Now the physical sciences are used to handling very large numbers, and mathematical equations that go off to infinity. If the brain has (in theory) to be able to process an infinite number of “items of information” it probably has a simple “universal” processing routine which will process any “item of information”. As the “items of information” being processed by an individual human brain will vary from single nerve signals up to concepts such as “god” or the concept of evolution, the simple “physical science” approach would suggest that an “item of information” is composed of a network of other “items of information” in a recursive fashion – and recursion is known to be a very powerful mathematical tool.

A model based on the idea that “all information is the same” and is processed recursively is potentially attractive for the following reasons:
  1. The brain contains large numbers of identical neurons (all presumably doing similar things) linked into a network which must have a recursive manner of operation to handle the more complex ideas.
  2. Such a model should provide a clear-cut boundary between the biological mechanisms (which are disinterested in the meaning of the information) and learnt cultural knowledge.
  3. Animal brains also process information (but apparently on a more limited scale) but the model could be equally applicable to them.
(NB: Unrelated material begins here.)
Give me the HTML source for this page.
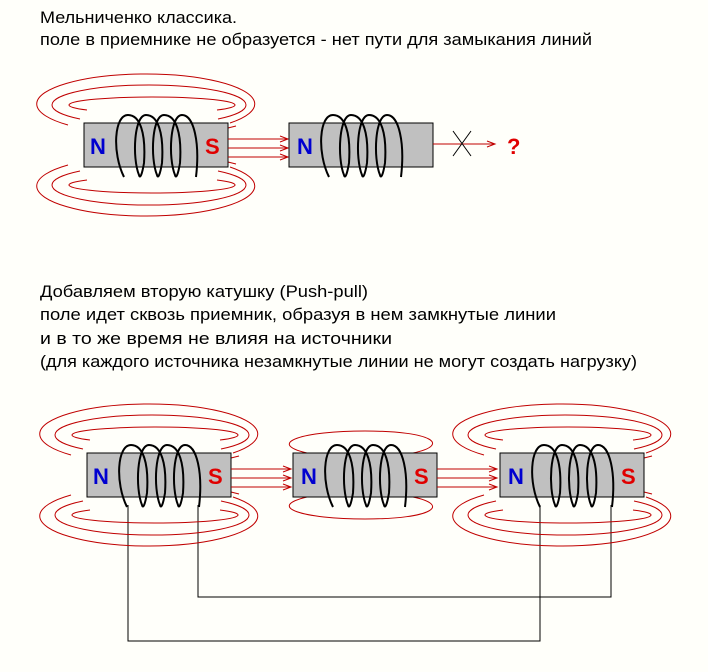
<!DOCTYPE html>
<html><head><meta charset="utf-8"><style>
body{margin:0;background:#fffffa;}
svg{display:block;}
text{font-family:"Liberation Sans",Arial,sans-serif;}
</style></head><body>
<svg width="708" height="672" viewBox="0 0 708 672" xmlns="http://www.w3.org/2000/svg">
<defs>
<g id="coil" fill="none" stroke="#000" stroke-width="2">
<path d="M40 54 C28 30,30 -8,44 -8 C56 -8,62 10,60 40 C58 52,56 56,55 52 C48 35,50 -8,62 -8 C74 -8,80 10,78 40 C76 52,74 56,73 52 C66 35,68 -8,80 -8 C92 -8,98 10,96 40 C94 52,92 56,91 52 C84 35,86 -8,98 -8 C110 -8,116 20,112 54"/>
</g>
<g id="mag">
<rect x="0" y="0" width="144" height="44" fill="#c0c0c0" stroke="#000" stroke-width="1"/>
<use href="#coil"/>
</g>
<g id="fieldT" fill="none" stroke="#c00000" stroke-width="1">
<path d="M-16 2 A109 30 0 1 1 146 0"/>
<path d="M-4 -4 A97 20 0 1 1 134 -4"/>
<path d="M3 -13 A83 8 0 1 1 133 -13"/>
<path d="M144 5 L152 3"/>
</g>
<g id="fieldB" transform="translate(0,44) scale(1,-1)"><use href="#fieldT"/></g>
<g id="arrows" stroke="#c00000" stroke-width="1" fill="none">
<path d="M0 16 H60 M0 25 H60 M0 34 H60"/>
<path d="M52 13 L60 16 L52 19 M52 22 L60 25 L52 28 M52 31 L60 34 L52 37"/>
</g>
</defs>

<text x="40" y="23" font-size="17" textLength="197" lengthAdjust="spacingAndGlyphs">Мельниченко классика.</text>
<text x="40" y="45" font-size="17" textLength="552" lengthAdjust="spacingAndGlyphs">поле в приемнике не образуется - нет пути для замыкания линий</text>

<g transform="translate(84,123)">
<use href="#fieldT"/><use href="#fieldB"/>
<use href="#mag"/>
<text x="6" y="31" font-size="22" font-weight="bold" fill="#0000d0">N</text>
<text x="121" y="31" font-size="22" font-weight="bold" fill="#e00000">S</text>
<use href="#arrows" x="144"/>
</g>
<g transform="translate(289,123)">
<use href="#mag"/>
<text x="8" y="31" font-size="22" font-weight="bold" fill="#0000d0">N</text>
</g>
<path d="M433 144 H495 M487 141 L495 144 L487 147" stroke="#c00000" fill="none"/>
<path d="M453 131 L471 156 M471 131 L453 156" stroke="#000" fill="none"/>
<text x="507" y="154" font-size="22" font-weight="bold" fill="#e00000">?</text>

<text x="40" y="297" font-size="17" textLength="328" lengthAdjust="spacingAndGlyphs">Добавляем вторую катушку (Push-pull)</text>
<text x="40" y="320" font-size="17" textLength="516" lengthAdjust="spacingAndGlyphs">поле идет сквозь приемник, образуя в нем замкнутые  линии</text>
<text x="40" y="344" font-size="17" textLength="352" lengthAdjust="spacingAndGlyphs">и в то же время не влияя на источники</text>
<text x="40" y="367" font-size="17" textLength="597" lengthAdjust="spacingAndGlyphs">(для каждого источника незамкнутые линии не могут создать нагрузку)</text>

<path d="M128 505 V641 H540 V505 M198 505 V597 H611 V505" stroke="#000" fill="none" stroke-width="1"/>

<g transform="translate(87,453)">
<use href="#fieldT"/><use href="#fieldB"/>
<use href="#mag"/>
<text x="6" y="31" font-size="22" font-weight="bold" fill="#0000d0">N</text>
<text x="121" y="31" font-size="22" font-weight="bold" fill="#e00000">S</text>
<use href="#arrows" x="144"/>
</g>
<g transform="translate(293,453)">
<path d="M14 0 C-28 -10,10 -22,72 -22 C140 -22,158 -8,120 0" fill="none" stroke="#c00000"/>
<path d="M14 44 C-28 54,10 66,72 66 C140 66,158 52,120 44" fill="none" stroke="#c00000"/>
<path d="M8 8 L24 3 M8 36 L24 41 M120 3 L136 8 M120 41 L136 36" stroke="#c00000" fill="none"/>
<use href="#mag"/>
<text x="8" y="31" font-size="22" font-weight="bold" fill="#0000d0">N</text>
<text x="121" y="31" font-size="22" font-weight="bold" fill="#e00000">S</text>
<use href="#arrows" x="144"/>
</g>
<g transform="translate(500,453)">
<use href="#fieldT"/><use href="#fieldB"/>
<use href="#mag"/>
<text x="8" y="31" font-size="22" font-weight="bold" fill="#0000d0">N</text>
<text x="121" y="31" font-size="22" font-weight="bold" fill="#e00000">S</text>
</g>
</svg>
</body></html>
Bearing in mind the way changes happen in evolution, the biggest differences between an animal brain and a human brain could be due to scale and not novel mechanisms.
The big question is whether such a simple model can be constructed and and whether it will explain how the brain evolved and works. In the spirit of The Believing Brain I believe that the ideas discussed in the Brain Storms on this blog, such as An Evolutionary Model of the Brain's Internal Language lay the foundations for such a model, and the earlier research on CODIL shows that such a model is capable of significant information processing. 

However you have a believing brain andmay choose to reject my belief, and not explore my ideas further, possibly because you haven't read the chapter Confirmations of Belief and the many different kinds of bias that it lists. It could be that your believing brain accepts as an inalienable fact one (or more) of the following propositions:
  1. We are not just animals with big brains – We believe know that humans are more intelligent than animals because there must be some very special novel processes about their brain which cannot simply be explained in terms of bigger capacity, more synapses, developmental changes in the skull, and other normal evolutionary homologous processes.
  2. We believe know that science has advanced so far that all the simple ideas have been fully explored – and the future depended on more and more narrower and narrower specialisation to work out the finest details. The time when there was a need for any scientist to stand back and try and get a better view of the forest has gone when there are so many leaves left to be turned over. In any case you ideas do not fit comfortably with the leave I am currently researching so you must be wrong.
  3. We believe know that interesting new ideas can only come from large teams of scientists working in well funded institutions and there is no longer a place for the individual in science.
  4. Exceptional claims need exceptional proof. Exceptional new claims are ones which challenge position of the establishment which believes knows that it is correct and is in the comfortable position of controlling the exceptional resources the claimant will need in order to produce the exceptional proof. Therefore all exceptional new claims can happily be rejected as unproven and unsound.
I will end with a quote from the last page of the Epilogue of the book:

... by the very same process of forming beliefs about the universe and ourselves, we are also more capable than any other species of self-deception and illusion, of fooling ourselves even when we are trying to be fooled by nature.”